VIRGINIA: New York Times: “With 170,000 federal employees in Virginia and 30 percent of the economy of Northern Virginia dependent on government spending, no state has more to lose from a government shutdown than this one. And the first concrete gauge of the political fallout may play out here, where a governor’s race that had been dominated by the weakness of the two candidates now seems to be focused on the question of which party will take the blame. With the election just 34 days away, the issue increasingly is raising risks for Kenneth T. Cuccinelli II, the Republican, who is worriedly trying to keep voters angry at Washington Republicans from taking it out on him.”
McAuliffe will unveil a TV ad today hitting Cuccinelli over the shutdown and tying him directly to Ted Cruz. Richmond’s NBC12: Cruz “will appear with Cuccinelli this weekend at the conservative Family Foundation’s annual fundraiser. Cruz will also headline a seperate fundraiser for Cuccinelli himself.”

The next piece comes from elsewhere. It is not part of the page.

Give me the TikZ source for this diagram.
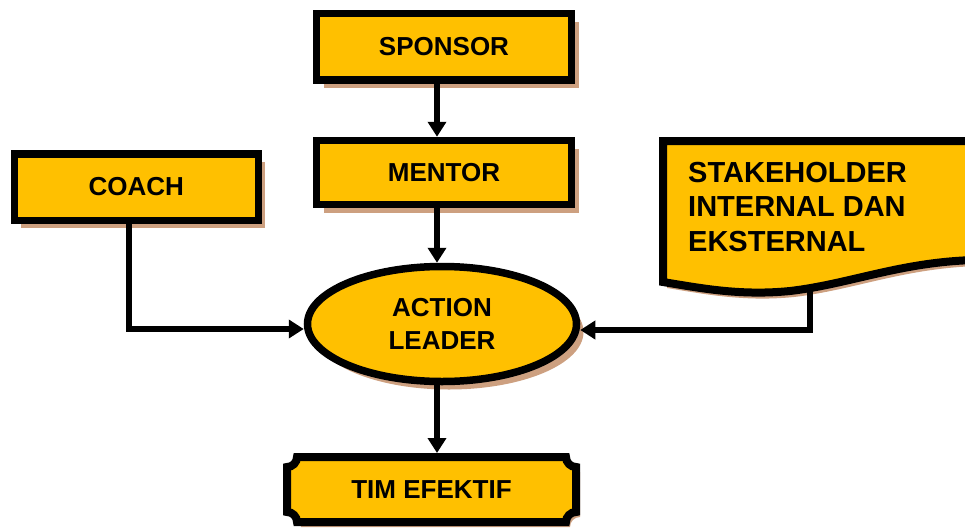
\documentclass[tikz,border=0pt]{standalone}
\usepackage{fontspec}
\setmainfont{Liberation Sans}
\usetikzlibrary{shapes.geometric,shadows,arrows.meta}
\definecolor{gold}{RGB}{255,192,0}
\definecolor{shadowtan}{RGB}{205,160,128}
\tikzset{
  box/.style={rectangle,draw,line width=7.5pt,fill=gold,font=\bfseries\fontsize{26}{30}\selectfont,
    drop shadow={shadow xshift=7pt,shadow yshift=-8pt,fill=shadowtan,opacity=1}},
  link/.style={->,line width=6pt}
}

\begin{document}
\begin{tikzpicture}[x=1pt,y=-1pt,>={Triangle[length=15pt,width=18pt]}]
      \useasboundingbox (0,0) rectangle (965,527);

      \node[box,minimum width=255pt,minimum height=66pt] (S) at (444,46.75) {SPONSOR};
      \node[box,minimum width=255pt,minimum height=64pt] (M) at (444,172.5) {MENTOR};
      \node[box,minimum width=244pt,minimum height=66.5pt] (C) at (136.25,187) {COACH};
      \node[box,ellipse,align=center,minimum width=269pt,minimum height=115pt,
        font=\bfseries\fontsize{26}{33}\selectfont] (L) at (442,324) {ACTION\\LEADER};

      \fill[shadowtan,shift={(4,6)}] (663,141) -- (975,141) -- (975,260)
        .. controls (900,262) and (850,284) .. (790,291)
        .. controls (740,296) and (700,288) .. (663,282) -- cycle;
      \draw[line width=8pt,fill=gold] (663,141) -- (975,141) -- (975,260)
        .. controls (900,262) and (850,284) .. (790,291)
        .. controls (740,296) and (700,288) .. (663,282) -- cycle;
      \node[anchor=north west,inner sep=0pt,align=left,
        font=\bfseries\fontsize{29}{34.5}\selectfont] (K) at (688,162) {STAKEHOLDER\\INTERNAL DAN\\EKSTERNAL};
      \coordinate (Kb) at (810,290);

      \fill[shadowtan,shift={(4,5)}] (297,457) -- (566,457) .. controls (566,462.5) and (570.5,467) .. (576,467)
        -- (576,512) .. controls (570.5,512) and (566,516.5) .. (566,522)
        -- (297,522) .. controls (297,516.5) and (292.5,512) .. (287,512)
        -- (287,467) .. controls (292.5,467) and (297,462.5) .. (297,457) -- cycle;
      \draw[line width=8pt,fill=gold] (297,457) -- (566,457) .. controls (566,462.5) and (570.5,467) .. (576,467)
        -- (576,512) .. controls (570.5,512) and (566,516.5) .. (566,522)
        -- (297,522) .. controls (297,516.5) and (292.5,512) .. (287,512)
        -- (287,467) .. controls (292.5,467) and (297,462.5) .. (297,457) -- cycle;
      \node[minimum width=289pt,minimum height=65pt,outer sep=4pt,
        font=\bfseries\fontsize{26}{30}\selectfont] (T) at (431.5,489.5) {TIM EFEKTIF};

      \draw[link] ([xshift=-7pt]S.south) -- ([xshift=-7pt]S.south |- M.north);
      \draw[link] ([xshift=-7pt]M.south) -- ([xshift=-7pt]M.south |- L.north);
      \draw[link] ([xshift=-7pt]C.south) |- ([yshift=-5pt]L.west);
      \draw[link] (Kb) |- ([yshift=-6pt]L.east);
      \draw[link] ([xshift=-5pt]L.south) -- ([xshift=-5pt]L.south |- T.north);
    \end{tikzpicture}
\end{document}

Richmond Times Dispatch: “Cuccinelli is calling on members of Congress to decline their paychecks during the government shutdown. Cuccinelli has said he’s against a shutdown but is less definitive about whether he supports a clean spending resolution to keep it running.”
AP’s Bob Lewis: “It took Democrat Terry McAuliffe almost two weeks to affirm his support for new Environmental Protection Agency regulations on coal. Now, Republicans are counting on it to solidify support in rural Virginia for Ken Cuccinelli in a close governor’s race. McAuliffe told reporters Tuesday in northern Virginia that he supports the EPA regulations that limit carbon emissions that could come from gas- or coal-fired power plants in the future. The regulations could sharply reduce the demand for coal from mining regions such as southwestern Virginia. Cuccinelli and fellow Republicans began hammering McAuliffe across rural Virginia on Wednesday.”